Leave out the pictures, then reproduce the rest of the material exactly.

[Source data]
* * * * *

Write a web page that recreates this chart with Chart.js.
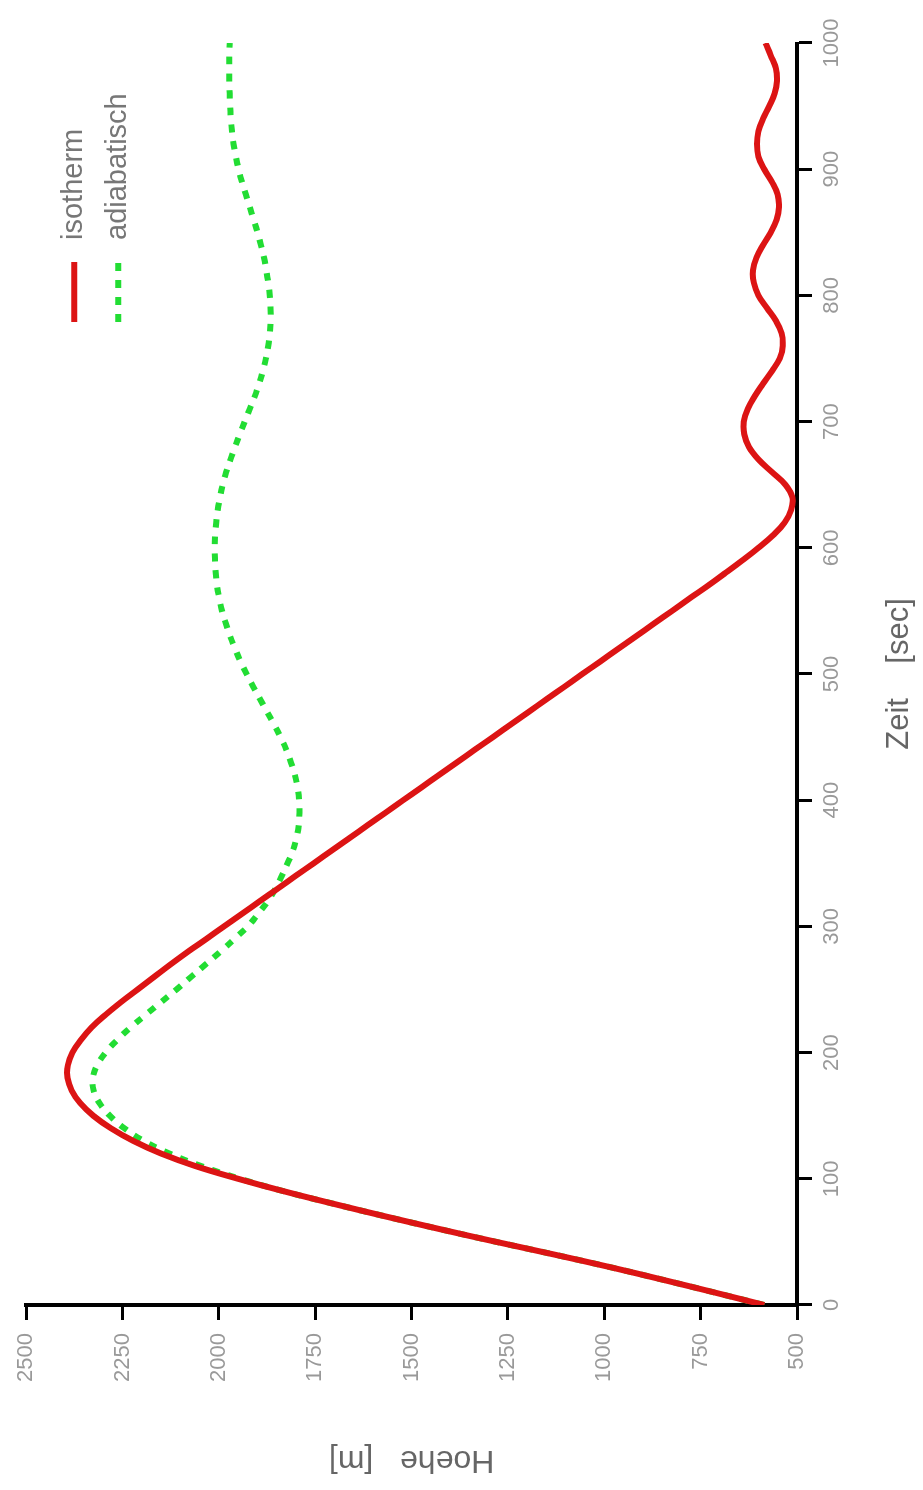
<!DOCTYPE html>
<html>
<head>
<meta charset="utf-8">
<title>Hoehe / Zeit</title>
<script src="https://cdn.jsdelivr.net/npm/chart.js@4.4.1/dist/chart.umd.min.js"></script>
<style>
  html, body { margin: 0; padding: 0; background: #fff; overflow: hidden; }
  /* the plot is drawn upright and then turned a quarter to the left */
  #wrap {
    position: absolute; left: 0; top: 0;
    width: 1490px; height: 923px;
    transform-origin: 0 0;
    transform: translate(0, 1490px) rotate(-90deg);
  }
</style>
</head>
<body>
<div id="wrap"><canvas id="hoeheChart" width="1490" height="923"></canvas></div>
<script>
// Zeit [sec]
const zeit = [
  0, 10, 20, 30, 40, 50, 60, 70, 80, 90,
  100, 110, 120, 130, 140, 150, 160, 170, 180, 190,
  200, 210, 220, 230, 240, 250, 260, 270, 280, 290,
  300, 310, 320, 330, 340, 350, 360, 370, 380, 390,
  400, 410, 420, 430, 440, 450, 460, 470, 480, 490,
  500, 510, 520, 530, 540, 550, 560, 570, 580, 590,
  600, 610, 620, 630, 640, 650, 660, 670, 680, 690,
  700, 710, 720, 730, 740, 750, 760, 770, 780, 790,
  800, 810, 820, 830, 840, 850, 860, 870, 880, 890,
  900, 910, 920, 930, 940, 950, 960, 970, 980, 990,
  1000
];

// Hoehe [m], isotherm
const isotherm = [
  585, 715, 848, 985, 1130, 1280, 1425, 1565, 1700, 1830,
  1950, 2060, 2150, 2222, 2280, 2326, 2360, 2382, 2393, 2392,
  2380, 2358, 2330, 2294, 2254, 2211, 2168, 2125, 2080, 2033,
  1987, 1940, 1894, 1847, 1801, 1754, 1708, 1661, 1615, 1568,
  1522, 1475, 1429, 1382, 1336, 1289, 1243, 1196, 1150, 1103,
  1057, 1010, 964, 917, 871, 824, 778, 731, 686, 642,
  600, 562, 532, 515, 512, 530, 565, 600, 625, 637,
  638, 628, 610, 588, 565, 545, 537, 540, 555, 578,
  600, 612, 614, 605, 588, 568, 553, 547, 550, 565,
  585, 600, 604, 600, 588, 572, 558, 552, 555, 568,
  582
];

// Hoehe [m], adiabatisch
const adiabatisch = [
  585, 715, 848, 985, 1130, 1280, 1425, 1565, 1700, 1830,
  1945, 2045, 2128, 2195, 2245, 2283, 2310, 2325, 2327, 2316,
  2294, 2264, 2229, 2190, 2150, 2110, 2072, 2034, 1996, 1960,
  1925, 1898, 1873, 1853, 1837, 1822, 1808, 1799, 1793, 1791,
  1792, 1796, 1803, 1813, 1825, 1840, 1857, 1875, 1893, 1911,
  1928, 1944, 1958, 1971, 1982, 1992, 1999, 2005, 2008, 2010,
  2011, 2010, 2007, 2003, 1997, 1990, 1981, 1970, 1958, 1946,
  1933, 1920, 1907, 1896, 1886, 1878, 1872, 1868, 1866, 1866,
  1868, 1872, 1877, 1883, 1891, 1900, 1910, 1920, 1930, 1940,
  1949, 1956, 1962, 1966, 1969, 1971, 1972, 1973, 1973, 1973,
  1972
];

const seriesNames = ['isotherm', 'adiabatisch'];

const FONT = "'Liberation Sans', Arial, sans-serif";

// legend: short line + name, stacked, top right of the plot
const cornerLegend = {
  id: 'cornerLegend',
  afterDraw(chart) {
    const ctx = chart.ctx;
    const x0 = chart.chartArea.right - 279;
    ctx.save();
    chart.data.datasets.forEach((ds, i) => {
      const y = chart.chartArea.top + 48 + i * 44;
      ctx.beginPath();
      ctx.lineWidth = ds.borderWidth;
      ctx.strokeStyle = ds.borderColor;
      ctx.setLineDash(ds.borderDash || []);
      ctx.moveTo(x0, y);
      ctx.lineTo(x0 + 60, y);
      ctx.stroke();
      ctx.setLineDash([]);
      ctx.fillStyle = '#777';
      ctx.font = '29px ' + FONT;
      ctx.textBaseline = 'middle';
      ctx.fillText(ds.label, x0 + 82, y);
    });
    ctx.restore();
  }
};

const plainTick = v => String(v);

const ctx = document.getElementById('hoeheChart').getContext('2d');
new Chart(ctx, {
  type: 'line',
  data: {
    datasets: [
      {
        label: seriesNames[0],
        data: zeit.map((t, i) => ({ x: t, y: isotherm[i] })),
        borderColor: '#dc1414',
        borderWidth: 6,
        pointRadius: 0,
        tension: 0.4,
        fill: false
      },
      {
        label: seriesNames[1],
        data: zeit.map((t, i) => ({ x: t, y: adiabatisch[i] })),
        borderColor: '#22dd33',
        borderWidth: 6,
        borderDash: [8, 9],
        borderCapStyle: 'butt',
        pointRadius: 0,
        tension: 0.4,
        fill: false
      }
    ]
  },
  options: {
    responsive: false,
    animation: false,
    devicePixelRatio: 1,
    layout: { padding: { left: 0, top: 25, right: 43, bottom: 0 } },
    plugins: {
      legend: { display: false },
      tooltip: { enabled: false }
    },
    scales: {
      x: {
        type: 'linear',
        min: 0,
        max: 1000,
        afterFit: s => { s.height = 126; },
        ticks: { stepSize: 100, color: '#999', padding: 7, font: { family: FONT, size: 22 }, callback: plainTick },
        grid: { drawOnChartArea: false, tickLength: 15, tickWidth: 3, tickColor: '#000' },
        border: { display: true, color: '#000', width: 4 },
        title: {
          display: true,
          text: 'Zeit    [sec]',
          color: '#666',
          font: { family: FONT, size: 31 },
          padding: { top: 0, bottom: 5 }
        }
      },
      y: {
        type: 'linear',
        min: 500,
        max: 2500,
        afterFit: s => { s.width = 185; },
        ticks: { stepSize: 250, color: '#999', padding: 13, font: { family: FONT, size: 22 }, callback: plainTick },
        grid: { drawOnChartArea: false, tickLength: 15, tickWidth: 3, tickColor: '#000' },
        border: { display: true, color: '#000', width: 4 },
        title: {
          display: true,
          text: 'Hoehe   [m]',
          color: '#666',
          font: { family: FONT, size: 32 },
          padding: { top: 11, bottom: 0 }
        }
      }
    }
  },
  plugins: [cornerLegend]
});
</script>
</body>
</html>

* * * * *

[Output for this task]
Write a web page that recreates this chart with Chart.js.
<!DOCTYPE html>
<html>
<head>
<meta charset="utf-8">
<title>Hoehe / Zeit</title>
<script src="https://cdn.jsdelivr.net/npm/chart.js@4.4.1/dist/chart.umd.min.js"></script>
<style>
  html, body { margin: 0; padding: 0; background: #fff; overflow: hidden; }
  /* the plot is drawn upright and then turned a quarter to the left */
  #wrap {
    position: absolute; left: 0; top: 0;
    width: 1490px; height: 923px;
    transform-origin: 0 0;
    transform: translate(0, 1490px) rotate(-90deg);
  }
</style>
</head>
<body>
<div id="wrap"><canvas id="hoeheChart" width="1490" height="923"></canvas></div>
<script>
// Zeit [sec]
const zeit = [
  0, 10, 20, 30, 40, 50, 60, 70, 80, 90,
  100, 110, 120, 130, 140, 150, 160, 170, 180, 190,
  200, 210, 220, 230, 240, 250, 260, 270, 280, 290,
  300, 310, 320, 330, 340, 350, 360, 370, 380, 390,
  400, 410, 420, 430, 440, 450, 460, 470, 480, 490,
  500, 510, 520, 530, 540, 550, 560, 570, 580, 590,
  600, 610, 620, 630, 640, 650, 660, 670, 680, 690,
  700, 710, 720, 730, 740, 750, 760, 770, 780, 790,
  800, 810, 820, 830, 840, 850, 860, 870, 880, 890,
  900, 910, 920, 930, 940, 950, 960, 970, 980, 990,
  1000
];

// Hoehe [m], isotherm
const isotherm = [
  585, 715, 848, 985, 1130, 1280, 1425, 1565, 1700, 1830,
  1950, 2060, 2150, 2222, 2280, 2326, 2360, 2382, 2393, 2392,
  2380, 2358, 2330, 2294, 2254, 2211, 2168, 2125, 2080, 2033,
  1987, 1940, 1894, 1847, 1801, 1754, 1708, 1661, 1615, 1568,
  1522, 1475, 1429, 1382, 1336, 1289, 1243, 1196, 1150, 1103,
  1057, 1010, 964, 917, 871, 824, 778, 731, 686, 642,
  600, 562, 532, 515, 512, 530, 565, 600, 625, 637,
  638, 628, 610, 588, 565, 545, 537, 540, 555, 578,
  600, 612, 614, 605, 588, 568, 553, 547, 550, 565,
  585, 600, 604, 600, 588, 572, 558, 552, 555, 568,
  582
];

// Hoehe [m], adiabatisch
const adiabatisch = [
  585, 715, 848, 985, 1130, 1280, 1425, 1565, 1700, 1830,
  1945, 2045, 2128, 2195, 2245, 2283, 2310, 2325, 2327, 2316,
  2294, 2264, 2229, 2190, 2150, 2110, 2072, 2034, 1996, 1960,
  1925, 1898, 1873, 1853, 1837, 1822, 1808, 1799, 1793, 1791,
  1792, 1796, 1803, 1813, 1825, 1840, 1857, 1875, 1893, 1911,
  1928, 1944, 1958, 1971, 1982, 1992, 1999, 2005, 2008, 2010,
  2011, 2010, 2007, 2003, 1997, 1990, 1981, 1970, 1958, 1946,
  1933, 1920, 1907, 1896, 1886, 1878, 1872, 1868, 1866, 1866,
  1868, 1872, 1877, 1883, 1891, 1900, 1910, 1920, 1930, 1940,
  1949, 1956, 1962, 1966, 1969, 1971, 1972, 1973, 1973, 1973,
  1972
];

const seriesNames = ['isotherm', 'adiabatisch'];

const FONT = "'Liberation Sans', Arial, sans-serif";

// legend: short line + name, stacked, top right of the plot
const cornerLegend = {
  id: 'cornerLegend',
  afterDraw(chart) {
    const ctx = chart.ctx;
    const x0 = chart.chartArea.right - 279;
    ctx.save();
    chart.data.datasets.forEach((ds, i) => {
      const y = chart.chartArea.top + 48 + i * 44;
      ctx.beginPath();
      ctx.lineWidth = ds.borderWidth;
      ctx.strokeStyle = ds.borderColor;
      ctx.setLineDash(ds.borderDash || []);
      ctx.moveTo(x0, y);
      ctx.lineTo(x0 + 60, y);
      ctx.stroke();
      ctx.setLineDash([]);
      ctx.fillStyle = '#777';
      ctx.font = '29px ' + FONT;
      ctx.textBaseline = 'middle';
      ctx.fillText(ds.label, x0 + 82, y);
    });
    ctx.restore();
  }
};

const plainTick = v => String(v);

const ctx = document.getElementById('hoeheChart').getContext('2d');
new Chart(ctx, {
  type: 'line',
  data: {
    datasets: [
      {
        label: seriesNames[0],
        data: zeit.map((t, i) => ({ x: t, y: isotherm[i] })),
        borderColor: '#dc1414',
        borderWidth: 6,
        pointRadius: 0,
        tension: 0.4,
        fill: false
      },
      {
        label: seriesNames[1],
        data: zeit.map((t, i) => ({ x: t, y: adiabatisch[i] })),
        borderColor: '#22dd33',
        borderWidth: 6,
        borderDash: [8, 9],
        borderCapStyle: 'butt',
        pointRadius: 0,
        tension: 0.4,
        fill: false
      }
    ]
  },
  options: {
    responsive: false,
    animation: false,
    devicePixelRatio: 1,
    layout: { padding: { left: 0, top: 25, right: 43, bottom: 0 } },
    plugins: {
      legend: { display: false },
      tooltip: { enabled: false }
    },
    scales: {
      x: {
        type: 'linear',
        min: 0,
        max: 1000,
        afterFit: s => { s.height = 126; },
        ticks: { stepSize: 100, color: '#999', padding: 7, font: { family: FONT, size: 22 }, callback: plainTick },
        grid: { drawOnChartArea: false, tickLength: 15, tickWidth: 3, tickColor: '#000' },
        border: { display: true, color: '#000', width: 4 },
        title: {
          display: true,
          text: 'Zeit    [sec]',
          color: '#666',
          font: { family: FONT, size: 31 },
          padding: { top: 0, bottom: 5 }
        }
      },
      y: {
        type: 'linear',
        min: 500,
        max: 2500,
        afterFit: s => { s.width = 185; },
        ticks: { stepSize: 250, color: '#999', padding: 13, font: { family: FONT, size: 22 }, callback: plainTick },
        grid: { drawOnChartArea: false, tickLength: 15, tickWidth: 3, tickColor: '#000' },
        border: { display: true, color: '#000', width: 4 },
        title: {
          display: true,
          text: 'Hoehe   [m]',
          color: '#666',
          font: { family: FONT, size: 32 },
          padding: { top: 11, bottom: 0 }
        }
      }
    }
  },
  plugins: [cornerLegend]
});
</script>
</body>
</html>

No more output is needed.